The CDH is one of the most mainstream big data platforms which packages well all the related big data tools into one environment and make you safe hours installing everything from scratch.
Meanwhile, Cloudera Manager is also one of the benefit of using CDH because it really gives you a handy GUI for you to monitor and even configure the environment.
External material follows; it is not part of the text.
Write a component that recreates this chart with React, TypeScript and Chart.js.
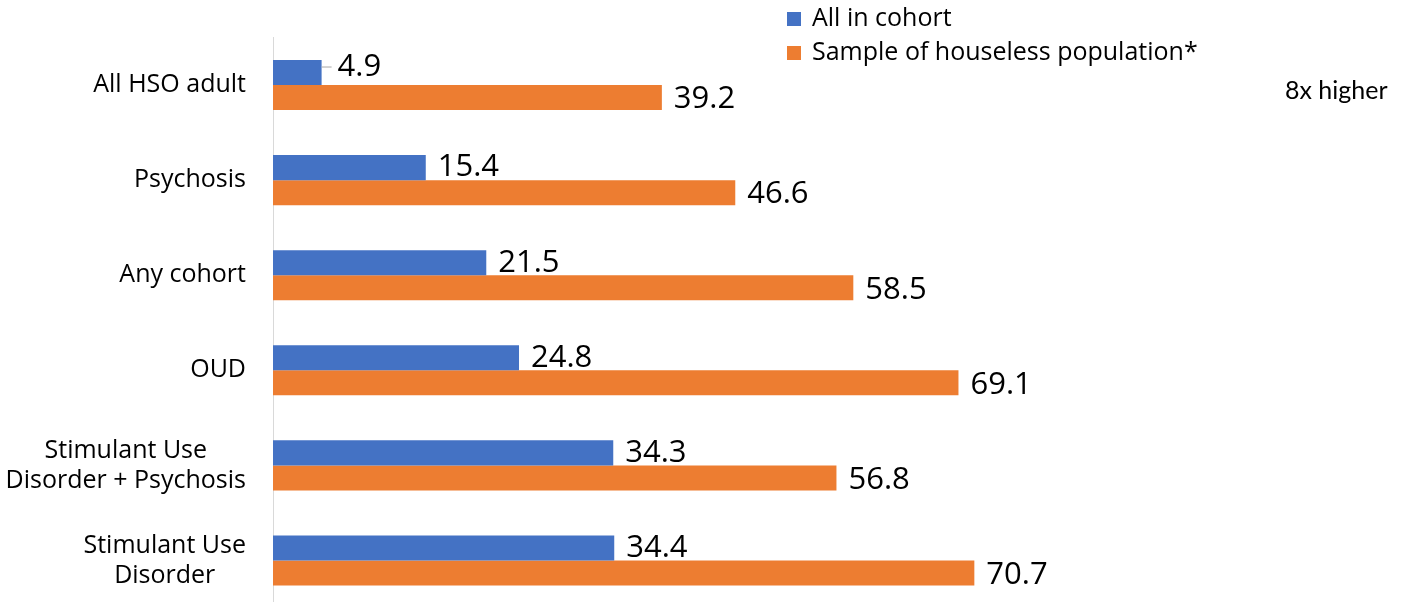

Cloudera uses tsquery to pull the time series data regarding certain metrics. Say for example, there is a metric called “cpu_user_time”, it has an interesting unit of measure like “seconds/second”. It took me quite a while to double check all the numbers to finally understand what it means, but it is basically the cumulative CPU time across the multiple cores or even nodes. Say you have 3 datanodes and 12 cores each. Assuming your job is really stressing the cluster and we have 3*12=36 cores running in parallel at the same time, then at that moment, we are supposed to have a “cpu_user_time” under your account that has a value of 36seconds/second. Of course, when talking about CPU usage, a percentage between 0% and 100% is probably more straight forward which 0% means completely idle and 100% means fully utilized. In that case you can write a tsquery to be something like this:
select cpu_user_time / getHostFact(numCores, 1) / {numberOfHosts} * 100
Here getHostFact(numCores,1) will return the number of cores and use 1 as default value is not available. I have not figured out how to retrieve the number of hosts/data nodes using tsquery but you should get the idea, 100 turns decimal into a percentage that is more user friendly.
As you can see, I have 14 nodes in this environment and two of them acted as the name node and backup name node, that is why when I write my query, I divide by the number 12.
well. the next step is to do some scientific research figuring out what is the CPU usage across time, something like the integral of the CPU usage across time over the total timeline or simply the average if the distribution is even.